I have been trying to think of a clever but relatively simple way to use characteristics derived from photos to search for similar photos/objects in a database. I wanted this process to be completely automated the same way Open Calais uses keywords to tag and connect blocks of text.
One obvious way is to use a tool similar to Flickr’s notes and allow users to select portions of the photo and tag or label them. We can then search the database for similar tags in photos and establish a network. But this requires a fair bit of work and I’m not sure a lot of users would bother using this tool.
So how do you automate this process without using complex image recognition software and an MIT degree? Simple answer, you probably can’t. But we can do something else that doesn’t require a lot of work, it is completely automated, the tools are free and it allows you to connect your collection objects through a medium other than the standard tags and text search.
Colour!
I got this idea from an experimental tool created by Jim Bumgardner a while ago and decided to create my own version to use against museum collections.
Take this image from the Walker Art Center database for example:

It would be nice to display say 4 of the most commonly used colours in this photo and then allow users to search for other objects with the same colours. Here’s what I did:
1. Dither image down to 256 colours
2. Cycle through every single pixel, and extract RGB values
3. Omit white colours (since most objects will have the colour white)
4. Omit duplicate colours from the spectrum
5. Get an average of all the remaining colours and grab the top 4 colours
Now we have 4 of the most prominent colours in this photo and here they are:

We can now store these colour values in the database along with other information about the object.
How do we use the colour information?
We can either store the hex values of the image and then allow users to search by colour. Eg. “show me all objects that contain the hex colour #CC3399.
Or we can have more intelligent colour searches by storing the RGB values and performing a proximity search by selecting objects that contain the colours close to #CC3399. For example, we search for the colour R: 100, G: 100, B: 100. But instead of getting an exact colour match, we can allow the database to use an approximate value of +-10 for each colour channel so it finds similar shades of the requested colour.
For the sake of experimentation, I wanted to go one step further. It’s nice having the option to display objects by a single colour, but what if I wanted to search for all objects that have a dark blue in the middle only? Now this is starting to look more serious. The example image above has a lot of blue in it but the strongest shades of blue appear horizontally in the middle. So we should be able to search for objects with a similar pattern. Here’s how I tackled this challenge.
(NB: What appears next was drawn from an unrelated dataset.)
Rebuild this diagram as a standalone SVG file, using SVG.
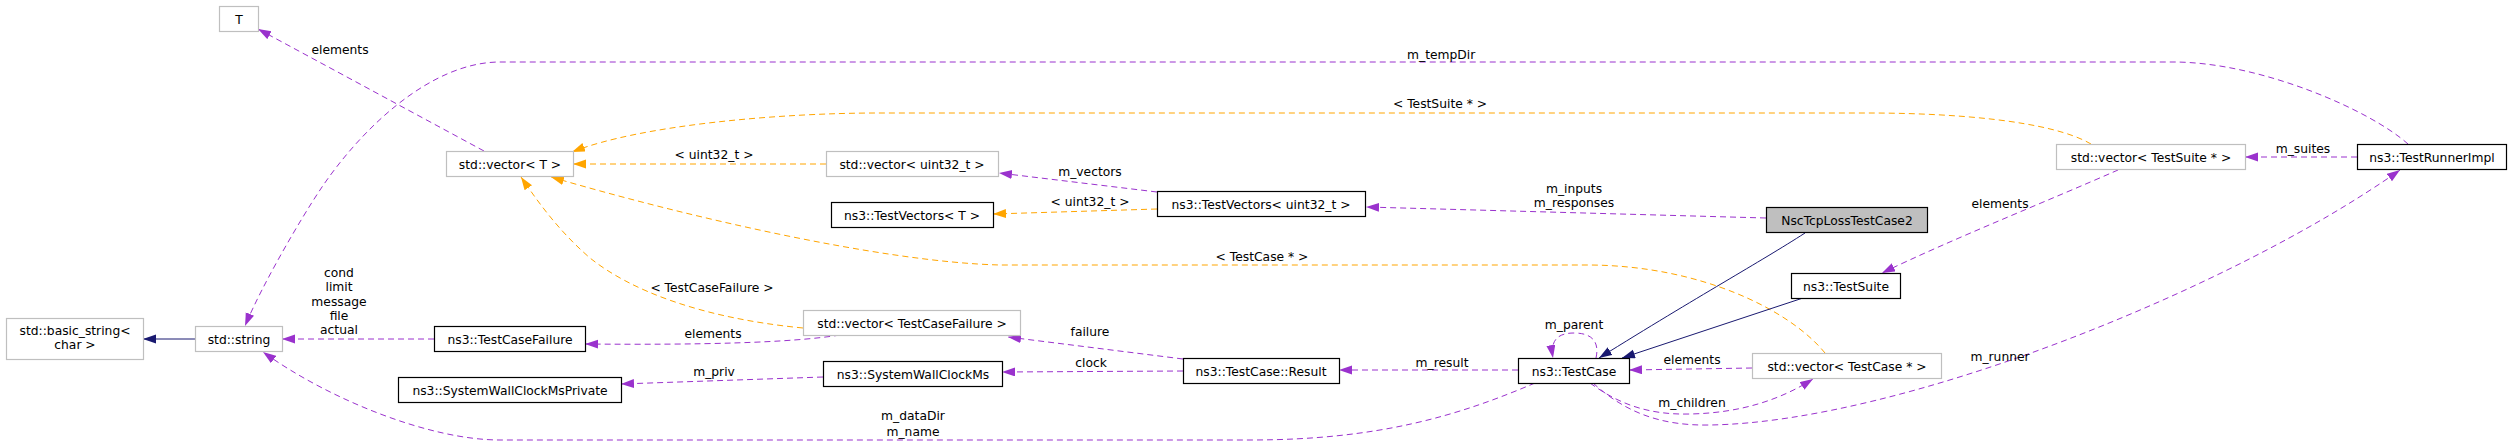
<svg xmlns="http://www.w3.org/2000/svg" width="2512" height="445" viewBox="0 0 2512 445">
<style>
text{font-family:"DejaVu Sans","Liberation Sans",sans-serif;font-size:12.3px;fill:#000;text-anchor:middle}
.g rect{fill:#fff;stroke:#bfbfbf;stroke-width:1.2}
.k rect{fill:#fff;stroke:#000;stroke-width:1.2}
.c rect{fill:#bfbfbf;stroke:#000;stroke-width:1.2}
.p{fill:none;stroke:#9a32cd;stroke-width:1;stroke-dasharray:6,4}
.o{fill:none;stroke:#ffa500;stroke-width:1;stroke-dasharray:6,4}
.b{fill:none;stroke:#191970;stroke-width:1}
</style>
<defs>
<marker id="ap" markerUnits="userSpaceOnUse" markerWidth="14" markerHeight="10" refX="13" refY="4.5" orient="auto"><path d="M0,0 L13,4.5 L0,9 z" fill="#9a32cd"/></marker>
<marker id="ao" markerUnits="userSpaceOnUse" markerWidth="14" markerHeight="10" refX="13" refY="4.5" orient="auto"><path d="M0,0 L13,4.5 L0,9 z" fill="#ffa500"/></marker>
<marker id="ab" markerUnits="userSpaceOnUse" markerWidth="14" markerHeight="10" refX="13" refY="4.5" orient="auto"><path d="M0,0 L13,4.5 L0,9 z" fill="#191970"/></marker>
</defs>
<rect width="2512" height="445" fill="#fff"/>
<g id="edges">
<path class="b" d="M195,339 L143,339" marker-end="url(#ab)"/>
<path class="p" d="M434,339 L282,339" marker-end="url(#ap)"/>
<text x="339" y="277">cond</text><text x="339" y="291">limit</text><text x="339" y="305.5">message</text><text x="339" y="320">file</text><text x="339" y="334">actual</text>
<path class="p" d="M2408,144 C2370,110 2260,62 2173,62 L500,62 C430,62 360,130 320,190 C300,220 262,285 245,326" marker-end="url(#ap)"/>
<text x="1407" y="59" style="text-anchor:start">m_tempDir</text>
<path class="o" d="M2091,144 C2050,120 1950,113 1868,113 L878,113 C780,113 640,125 572,152" marker-end="url(#ao)"/>
<text x="1440" y="108">&lt; TestSuite * &gt;</text>
<path class="o" d="M826,164 L573,164" marker-end="url(#ao)"/>
<text x="714" y="159">&lt; uint32_t &gt;</text>
<path class="p" d="M1157,192 L999,173" marker-end="url(#ap)"/>
<text x="1090" y="176">m_vectors</text>
<path class="o" d="M1157,209 L993,214" marker-end="url(#ao)"/>
<text x="1090" y="206">&lt; uint32_t &gt;</text>
<path class="p" d="M1766,218 L1366,207" marker-end="url(#ap)"/>
<text x="1574" y="193">m_inputs</text><text x="1574" y="207">m_responses</text>
<path class="o" d="M1825,353 C1790,310 1700,265 1587,265 L1000,265 C880,262 680,215 551,177" marker-end="url(#ao)"/>
<text x="1262" y="261">&lt; TestCase * &gt;</text>
<path class="o" d="M803,328 C700,318 630,290 590,258 C560,232 540,205 521,177" marker-end="url(#ao)"/>
<text x="712" y="292">&lt; TestCaseFailure &gt;</text>
<path class="p" d="M840,335 C790,343 700,345 585,344" marker-end="url(#ap)"/>
<text x="713" y="338">elements</text>
<path class="p" d="M484,151 L258,29" marker-end="url(#ap)"/>
<text x="340" y="54">elements</text>
<path class="p" d="M1183,359 L1008,337" marker-end="url(#ap)"/>
<text x="1090" y="336">failure</text>
<path class="p" d="M1183,371 L1002,372" marker-end="url(#ap)"/>
<text x="1091" y="367">clock</text>
<path class="p" d="M823,377 L621,384" marker-end="url(#ap)"/>
<text x="714" y="376">m_priv</text>
<path class="p" d="M1518,370 L1339,370" marker-end="url(#ap)"/>
<text x="1442" y="367">m_result</text>
<path class="p" d="M1596,358 C1600,340 1590,333 1574,333 C1558,333 1550,340 1553,358" marker-end="url(#ap)"/>
<text x="1574" y="329">m_parent</text>
<path class="p" d="M1752,368 L1629,370" marker-end="url(#ap)"/>
<text x="1692" y="364">elements</text>
<path class="p" d="M1590,383 C1620,405 1650,415 1690,414 C1740,413 1780,400 1813,379" marker-end="url(#ap)"/>
<text x="1692" y="407">m_children</text>
<path class="p" d="M1593,383 C1625,412 1660,426 1710,425 C1900,422 2230,290 2400,170" marker-end="url(#ap)"/>
<text x="2000" y="361">m_runner</text>
<path class="p" d="M1535,383 C1460,415 1380,440 1250,440 L500,440 C430,440 330,400 263,352" marker-end="url(#ap)"/>
<text x="913" y="420">m_dataDir</text><text x="913" y="436">m_name</text>
<path class="b" d="M1805,233 C1760,262 1700,295 1599,358" marker-end="url(#ab)"/>
<path class="b" d="M1803,298 L1622,358" marker-end="url(#ab)"/>
<path class="p" d="M2118,170 C2050,200 1950,240 1882,273" marker-end="url(#ap)"/>
<text x="2000" y="208">elements</text>
<path class="p" d="M2357,157 L2245,157" marker-end="url(#ap)"/>
<text x="2303" y="153">m_suites</text>
</g>
<g id="n_T" class="g"><rect x="219.5" y="6.5" width="39" height="25"/><text x="239" y="23.5">T</text></g>
<g id="n_basic_string" class="g"><rect x="6.5" y="318.5" width="137" height="41"/><text x="75" y="334.5">std::basic_string&lt;</text><text x="75" y="348.5">char &gt;</text></g>
<g id="n_string" class="g"><rect x="195.5" y="326.5" width="87" height="25"/><text x="239" y="343.5">std::string</text></g>
<g id="n_vector_T" class="g"><rect x="446.5" y="151.5" width="127" height="25"/><text x="510" y="168.5">std::vector&lt; T &gt;</text></g>
<g id="n_TestCaseFailure" class="k"><rect x="434.5" y="326.5" width="151" height="25"/><text x="510" y="343.5">ns3::TestCaseFailure</text></g>
<g id="n_SWCMsPrivate" class="k"><rect x="398.5" y="377.5" width="223" height="25"/><text x="510" y="394.5">ns3::SystemWallClockMsPrivate</text></g>
<g id="n_vector_uint32" class="g"><rect x="826.5" y="151.5" width="172" height="25"/><text x="912" y="168.5">std::vector&lt; uint32_t &gt;</text></g>
<g id="n_TestVectors_T" class="k"><rect x="831.5" y="202.5" width="162" height="25"/><text x="912" y="219.5">ns3::TestVectors&lt; T &gt;</text></g>
<g id="n_vector_TCF" class="g"><rect x="803.5" y="310.5" width="217" height="25"/><text x="912" y="327.5">std::vector&lt; TestCaseFailure &gt;</text></g>
<g id="n_SWCMs" class="k"><rect x="823.5" y="361.5" width="179" height="25"/><text x="913" y="378.5">ns3::SystemWallClockMs</text></g>
<g id="n_TestVectors_u" class="k"><rect x="1157.5" y="191.5" width="208" height="25"/><text x="1261" y="208.5">ns3::TestVectors&lt; uint32_t &gt;</text></g>
<g id="n_Result" class="k"><rect x="1183.5" y="358.5" width="156" height="25"/><text x="1261" y="375.5">ns3::TestCase::Result</text></g>
<g id="n_Nsc" class="c"><rect x="1766.5" y="207.5" width="161" height="25"/><text x="1847" y="224.5">NscTcpLossTestCase2</text></g>
<g id="n_TestCase" class="k"><rect x="1518.5" y="358.5" width="111" height="25"/><text x="1574" y="375.5">ns3::TestCase</text></g>
<g id="n_vector_TC" class="g"><rect x="1752.5" y="353.5" width="189" height="25"/><text x="1847" y="370.5">std::vector&lt; TestCase * &gt;</text></g>
<g id="n_TestSuite" class="k"><rect x="1791.5" y="273.5" width="109" height="25"/><text x="1846" y="290.5">ns3::TestSuite</text></g>
<g id="n_vector_TS" class="g"><rect x="2056.5" y="144.5" width="189" height="25"/><text x="2151" y="161.5">std::vector&lt; TestSuite * &gt;</text></g>
<g id="n_Runner" class="k"><rect x="2357.5" y="144.5" width="149" height="25"/><text x="2432" y="161.5">ns3::TestRunnerImpl</text></g>
</svg>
1. Slice the image into 16 segments. This is just an arbitrary number. 4 didn’t seem like it was enough and 32 was too much.
2. Cycle through the pixels of each segment and store a SINGLE average RGB value for that segment i.e. the most commonly used colour in that segment.
3. Store the value in the database associating the colour with the segment #1.
4. Repeat the process for all 16 segments and store in database.
Once we are finished, this is the information we end up with:

It looks like a low-resolution version of the original image and that’s exactly what it is. Except we now know which colour is used in which part of the image. Now using the proximity search method mentioned earlier and with some fancy SQL queries, we should be able to not only find colour matches but also patterns. The colour data here should return all objects that are predominantly blue where the darkest shades are in the middle of the image.
Conclusion
The processes above seem like the CPU is doing a lot of work; but it really isn’t. I have tested this process on several images and the entire analysis for each image took less than 1 second.
It may not be necessary to use the second method at all. Doing a basic colour search may be sufficient in most cases. Having the ability to search a collection database by colour is pretty powerful in my opinion and adding this extra metadata to your objects won’t require much work at all!
So why not just batch process your images and store the colour value in the database rather than processing each time? Its not as if the images change much.
This is pretty much what the Sculpteur people at Uni of Southhampton were doing a few years back - they were also doing shape recognition with what i think became an open source toolset.
See - http://www.archimuse.com/mw2005/papers/addis/addis.html
I don\’t know what became o that project but i expect that content provision rather than technical barrier befell it.
Something like this is actually on my list to experiment with - thanks for posting your results! I think it would be really useful to grab the dataset from this experiment so you could start searching based on color words rather that just rgb. Could be pretty cool…
Yes, you would definitely do this as a batch process once.
I did some experimentation with multi-color analysis some months bzck, including a two-color picker, and this thing:
http://www.krazydad.com/colrpickr/2colors.php
My method for determining the top-N colors was a little different than what you described. I used something called k-means cluster analysis, although I imagine the results are pretty similar. I also used this technique to weed out unsaturated images from the “Catchy Colors” pool, and to identify images with too many mismatched colors in the “Color Fields” pool.
Hi Jim. I love your work and I’ll definitely check out the k-means algorithm. Thank you.